The Earth's surface is comprised of numerous major and minor plates which are continuously in motion. This movement causes volcanic and seismic activity at the borders of the plates and accounts for the majority of all volcanic activity on the planet. However, there are areas of the Earth's surface where such seismic and volcanic activity occur which are not close to the boundaries of the tectonic plates, and these areas are referred to as hot spots.
The theory or model of plate tectonics developed in the 1960s explained the Earth's surface and accounted for the majority of volcanic areas. A few examples of the outliers of this model include areas such as Iceland, Yellowstone and the Hawaiian Islands. In these areas, volcanic activity is quite prevalent. In fact, the flow of magma in the Hawaiian islands is higher than at any other location on the planet, but they are not located near the boundaries of the plate tectonics. As such, areas of this type area are referred to as hot spots.
While it is easy to categorize an area as a hot spot, it is not as easy to explain exactly why these areas have such seismic and volcanic activity, especially since they are not near the boundaries of the tectonic plates. Unfortunately, what lies beneath these areas in the Earth's crust is not view-able or easily determined. Scientists can only take measurements and record data using various instruments and are not able to get below these areas and see for themselves what is actually occurring and why hot spots have formed; they can only collect and interpret data, looking to explain what is there and what they record.

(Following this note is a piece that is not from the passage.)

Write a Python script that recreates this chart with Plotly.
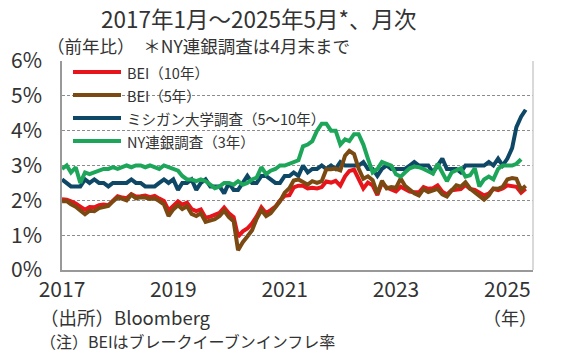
import pandas as pd
import plotly.graph_objects as go

# ---- data (monthly, from Jan 2017) ----
start_month = "2017-01-01"

bei10 = [
    2.03, 2.02, 1.97, 1.91, 1.82, 1.73, 1.81, 1.80, 1.86, 1.88, 1.86, 1.98,
    2.12, 2.08, 2.06, 2.18, 2.11, 2.12, 2.14, 2.09, 2.13, 2.05, 1.98, 1.71,
    1.85, 1.97, 1.88, 1.93, 1.75, 1.69, 1.74, 1.50, 1.53, 1.58, 1.64, 1.79,
    1.63, 1.52, 0.96, 1.11, 1.19, 1.34, 1.54, 1.80, 1.63, 1.72, 1.82, 1.99,
    2.13, 2.15, 2.37, 2.42, 2.42, 2.34, 2.36, 2.34, 2.38, 2.54, 2.51, 2.56,
    2.42, 2.69, 2.84, 2.88, 2.61, 2.34, 2.51, 2.43, 2.15, 2.50, 2.37, 2.30,
    2.26, 2.39, 2.33, 2.25, 2.23, 2.23, 2.38, 2.33, 2.35, 2.43, 2.25, 2.17,
    2.29, 2.31, 2.32, 2.44, 2.33, 2.30, 2.23, 2.14, 2.19, 2.33, 2.29, 2.34,
    2.43, 2.42, 2.39, 2.22, 2.33,
]

bei5 = [
    1.97, 1.98, 1.89, 1.82, 1.71, 1.60, 1.70, 1.69, 1.78, 1.81, 1.84, 1.97,
    2.08, 2.04, 2.00, 2.16, 2.06, 2.09, 2.08, 2.04, 2.06, 1.98, 1.88, 1.55,
    1.74, 1.86, 1.75, 1.83, 1.61, 1.55, 1.63, 1.38, 1.43, 1.46, 1.55, 1.70,
    1.52, 1.40, 0.57, 0.80, 0.96, 1.14, 1.47, 1.72, 1.55, 1.63, 1.80, 1.97,
    2.22, 2.35, 2.57, 2.60, 2.53, 2.45, 2.55, 2.50, 2.55, 2.89, 2.89, 2.91,
    2.86, 3.28, 3.42, 3.33, 2.91, 2.62, 2.69, 2.58, 2.19, 2.56, 2.34, 2.38,
    2.36, 2.63, 2.42, 2.29, 2.20, 2.14, 2.32, 2.24, 2.28, 2.33, 2.17, 2.11,
    2.28, 2.43, 2.39, 2.52, 2.34, 2.23, 2.11, 2.02, 2.14, 2.34, 2.33, 2.39,
    2.60, 2.64, 2.62, 2.30, 2.42,
]

michigan = [
    2.6, 2.5, 2.4, 2.4, 2.4, 2.6, 2.5, 2.6, 2.5, 2.5, 2.4, 2.5,
    2.5, 2.5, 2.5, 2.6, 2.5, 2.5, 2.4, 2.4, 2.4, 2.5, 2.6, 2.5,
    2.6, 2.3, 2.5, 2.5, 2.6, 2.3, 2.5, 2.6, 2.4, 2.4, 2.4, 2.2,
    2.5, 2.3, 2.3, 2.5, 2.7, 2.5, 2.5, 2.7, 2.7, 2.6, 2.5, 2.5,
    2.7, 2.7, 2.8, 2.7, 3.0, 2.8, 2.9, 2.9, 3.0, 2.9, 3.0, 2.9,
    3.1, 3.0, 3.0, 3.0, 3.0, 3.1, 2.9, 2.9, 2.7, 2.9, 3.0, 2.9,
    2.9, 2.9, 2.9, 3.0, 3.1, 3.0, 3.0, 3.0, 2.8, 3.0, 3.2, 2.9,
    2.9, 2.9, 2.8, 3.0, 3.0, 3.0, 3.0, 3.0, 3.1, 3.0, 3.2, 3.0,
    3.2, 3.5, 4.1, 4.4, 4.6,
]

ny_fed = [
    2.9, 3.0, 2.8, 2.95, 2.5, 2.8, 2.75, 2.8, 2.85, 2.9, 2.9, 2.95,
    2.9, 2.95, 3.0, 2.95, 3.0, 3.0, 2.95, 3.0, 2.95, 2.9, 3.0, 2.95,
    2.9, 2.85, 2.7, 2.6, 2.6, 2.55, 2.6, 2.55, 2.45, 2.35, 2.4, 2.5,
    2.5, 2.45, 2.55, 2.45, 2.5, 2.6, 2.65, 2.95, 2.75, 2.85, 2.9, 3.0,
    3.0, 3.05, 3.1, 3.15, 3.55, 3.6, 3.7, 4.0, 4.2, 4.2, 4.0, 4.0,
    3.6, 3.75, 3.7, 3.9, 3.9, 3.6, 3.2, 2.8, 2.9, 3.1, 3.05, 3.0,
    2.75, 2.68, 2.8, 2.92, 2.97, 2.95, 2.9, 2.85, 2.77, 3.05, 2.82, 2.55,
    2.8, 2.85, 2.92, 2.68, 2.72, 2.92, 2.4, 2.6, 2.68, 2.6, 2.9, 3.0,
    3.0, 3.0, 3.05, 3.18,
]

series_names = ["BEI（10年）", "BEI（5年）", "ミシガン大学調査（5～10年）", "NY連銀調査（3年）"]
series_colors = ["#E8141B", "#7B4A12", "#0E4866", "#1DA65A"]
y_ticks = [0, 1, 2, 3, 4, 5, 6]
y_tick_labels = ["0%", "1%", "2%", "3%", "4%", "5%", "6%"]
x_tick_years = ["2017", "2019", "2021", "2023", "2025"]

title_text = "2017年1月～2025年5月*、月次"
subtitle_text = "（前年比）　＊NY連銀調査は4月末まで"
note_source = "（出所）Bloomberg"
note_bei = "（注）BEIはブレークイーブンインフレ率"
x_unit = "（年）"

FONT = "Noto Sans CJK JP"
TXT = "#333333"

all_series = [bei10, bei5, michigan, ny_fed]

fig = go.Figure()
# draw order: Michigan, BEI10, BEI5, NY on top
for idx in [2, 0, 1, 3]:
    vals = all_series[idx]
    dates = pd.date_range(start_month, periods=len(vals), freq="MS")
    fig.add_trace(go.Scatter(
        x=dates, y=vals, mode="lines", name=series_names[idx],
        line=dict(color=series_colors[idx], width=4),
        showlegend=False, hoverinfo="skip",
    ))

W, H = 562, 361
PL, PR, PT, PB = 62, 533, 61, 270          # plot box in page pixels
L, T = PL, PT
R, B = W - PR, H - PB
pw, ph = PR - PL, PB - PT

def px_x(px):
    return (px - PL) / pw

def px_y(py):
    return (PB - py) / ph

annotations = []
shapes = []

# manual legend
for i, (name, col) in enumerate(zip(series_names, series_colors)):
    yy = px_y(72 + 23 * i)
    shapes.append(dict(type="line", xref="paper", yref="paper",
                       x0=px_x(73), x1=px_x(121), y0=yy, y1=yy,
                       line=dict(color=col, width=4)))
    annotations.append(dict(text=name, xref="paper", yref="paper",
                            x=px_x(125), y=yy, xanchor="left", yanchor="middle",
                            showarrow=False, font=dict(family=FONT, size=14.5, color=TXT)))

# right border
shapes.append(dict(type="line", xref="paper", yref="paper", x0=1, x1=1, y0=0, y1=1,
                   line=dict(color="#cccccc", width=1.5)))

annotations += [
    dict(text=title_text, xref="paper", yref="paper", x=px_x(258), y=px_y(18),
         xanchor="center", yanchor="middle", showarrow=False,
         font=dict(family=FONT, size=22.5, color=TXT)),
    dict(text=subtitle_text, xref="paper", yref="paper", x=px_x(45), y=px_y(46),
         xanchor="left", yanchor="middle", showarrow=False,
         font=dict(family=FONT, size=17.5, color=TXT)),
    dict(text=note_source, xref="paper", yref="paper", x=px_x(38), y=px_y(317),
         xanchor="left", yanchor="middle", showarrow=False,
         font=dict(family=FONT, size=18.5, color=TXT)),
    dict(text=note_bei, xref="paper", yref="paper", x=px_x(38), y=px_y(341),
         xanchor="left", yanchor="middle", showarrow=False,
         font=dict(family=FONT, size=16, color=TXT)),
    dict(text=x_unit, xref="paper", yref="paper", x=px_x(539), y=px_y(317),
         xanchor="right", yanchor="middle", showarrow=False,
         font=dict(family=FONT, size=18, color=TXT)),
]

fig.update_layout(
    width=W, height=H,
    margin=dict(l=L, r=R, t=T, b=B, pad=0),
    paper_bgcolor="white", plot_bgcolor="white",
    font=dict(family=FONT, color=TXT),
    shapes=shapes, annotations=annotations,
    xaxis=dict(
        type="date", range=["2017-01-01", "2025-06-18"],
        tickvals=[pd.Timestamp(y + "-01-01") for y in x_tick_years],
        ticktext=x_tick_years, automargin=False,
        showgrid=False, showline=True, linecolor="#999999", linewidth=1.5,
        ticks="", tickfont=dict(family=FONT, size=21, color=TXT),
        zeroline=False,
    ),
    yaxis=dict(
        range=[0, 6], tickvals=y_ticks, ticktext=y_tick_labels, automargin=False,
        showgrid=True, gridcolor="#8c8c8c", griddash="3px,2px", gridwidth=1,
        showline=True, linecolor="#999999", linewidth=1.5,
        ticks="", tickfont=dict(family=FONT, size=21, color=TXT),
        zeroline=False, ticklabelstandoff=14,
    ),
)

# remove the page's default body margin so the figure fills the window exactly
fig.write_html("out.html", config={"displayModeBar": False},
               post_script="document.body.style.margin='0';")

The best explanation for the formation of hot spots was presented in the 1970s and proposed that they are formed from deep mantle plumes. In this theory, the heat from the core of the Earth, which is much hotter than the heat in the mantle, warms the bottom layer of an area of the mantle, which causes the heated rock to rise. The rising mantle is in the shape of a large mushroom-like head with a narrow tail that continuously supplies the head with warmer material that is less viscous than the material around it. With a constant supply of warmer material from below, the hot spot perpetuates and causes seismic and volcanic activity on or near the surface.
Though the theory has been supported by evidence and is mostly accepted, it unfortunately does not explain every hot spot. There is a lack of evidence at the well known Yellowstone as well as many other hot spots to support the deep mantle plume theory. Since its postulation, the deep mantle plume theory has been expanded upon to account for newer observations of hot spots but still does not explain all hot spots. Less than 10 of the estimated 50 mantle plume hot spots have been determined as being deep mantle plumes, with the remaining plumes not extending all the way from the core. Plumes can also be divided into shallow, intermediate and deep classifications, though the designation to each individual hot spot remains contested.
With general consensus that not all hot spots are the result of deep, intermediate or shallow mantle plumes, the explanation for the remaining hot spot anomalies has actually been attributed to plate tectonics. The first explanation for the anomalies can be explained by the stretching and cracking of the Earth's crust. Individual tectonic plates can be comprised of differing material and not homogeneous throughout. The differing materials can move or are affected differently and thus interact along their borders within the plate. One example is Yellowstone, which lies on a tectonic plate but at the border of two distinct materials within the plate, the Great Basin and an older but thicker crust. Interactions between the two distinct materials cause crack propagation in the crust and the possibility of leakage of warmer material through the cracks.
The second explanation for hot spot anomalies is the presence of older structures or a source of melt near the surface. With continuously moving plates, older areas that were once volcanically active may become cut off but remain a shallow melt. Since the plates are not homogeneous, some materials that comprise plates will melt more easily than others. This explains some hot spot anomalies having excess melt that is unexpected given the composition of other material present in the area. The excess melt can lead to increased lava production at the surface. An example of this is Iceland, where recycled ocean crusts in the upper mantle melt and increase the volume of melted material or magma in the area.